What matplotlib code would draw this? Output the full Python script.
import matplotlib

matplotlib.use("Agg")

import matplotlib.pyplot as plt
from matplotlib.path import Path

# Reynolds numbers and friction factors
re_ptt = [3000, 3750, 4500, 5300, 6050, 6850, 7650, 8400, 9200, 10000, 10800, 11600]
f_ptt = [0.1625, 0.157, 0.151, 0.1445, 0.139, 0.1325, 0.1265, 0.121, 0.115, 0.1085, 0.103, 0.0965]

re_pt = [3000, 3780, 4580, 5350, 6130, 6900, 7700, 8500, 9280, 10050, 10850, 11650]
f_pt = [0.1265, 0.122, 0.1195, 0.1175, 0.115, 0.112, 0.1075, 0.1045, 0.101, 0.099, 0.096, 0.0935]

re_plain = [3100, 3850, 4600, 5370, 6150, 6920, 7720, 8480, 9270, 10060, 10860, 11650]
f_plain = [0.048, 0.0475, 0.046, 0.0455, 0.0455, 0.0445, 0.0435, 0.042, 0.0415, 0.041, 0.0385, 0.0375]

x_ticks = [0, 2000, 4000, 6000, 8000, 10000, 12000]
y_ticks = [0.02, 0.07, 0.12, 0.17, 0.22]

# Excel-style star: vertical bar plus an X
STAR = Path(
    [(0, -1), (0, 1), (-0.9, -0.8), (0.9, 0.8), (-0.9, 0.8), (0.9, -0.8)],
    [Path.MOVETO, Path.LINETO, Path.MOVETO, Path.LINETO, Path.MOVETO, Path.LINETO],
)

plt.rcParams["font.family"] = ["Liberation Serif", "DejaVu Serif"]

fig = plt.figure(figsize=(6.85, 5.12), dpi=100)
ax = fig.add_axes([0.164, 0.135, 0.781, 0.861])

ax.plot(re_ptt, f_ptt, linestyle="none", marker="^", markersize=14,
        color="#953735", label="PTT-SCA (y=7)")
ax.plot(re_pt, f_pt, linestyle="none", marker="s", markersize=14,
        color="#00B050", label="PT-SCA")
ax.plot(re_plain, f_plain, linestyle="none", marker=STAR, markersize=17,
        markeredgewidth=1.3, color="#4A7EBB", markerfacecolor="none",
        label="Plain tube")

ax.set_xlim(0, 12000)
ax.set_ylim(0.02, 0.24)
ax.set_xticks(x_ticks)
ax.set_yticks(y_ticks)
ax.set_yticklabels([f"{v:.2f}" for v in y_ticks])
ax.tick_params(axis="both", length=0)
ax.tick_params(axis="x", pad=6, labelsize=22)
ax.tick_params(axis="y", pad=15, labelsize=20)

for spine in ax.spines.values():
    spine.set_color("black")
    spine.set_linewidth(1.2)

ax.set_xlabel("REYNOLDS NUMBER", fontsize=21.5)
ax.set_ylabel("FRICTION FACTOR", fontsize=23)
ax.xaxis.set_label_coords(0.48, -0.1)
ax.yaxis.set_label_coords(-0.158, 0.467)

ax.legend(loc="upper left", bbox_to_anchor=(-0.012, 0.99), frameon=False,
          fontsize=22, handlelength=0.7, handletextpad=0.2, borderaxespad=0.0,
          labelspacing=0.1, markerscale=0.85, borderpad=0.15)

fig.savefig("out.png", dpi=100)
______
What the task asks:
Each line of the data that includes the word "matplotlib" counts once; report the total and nothing more.

Answer to the task:
5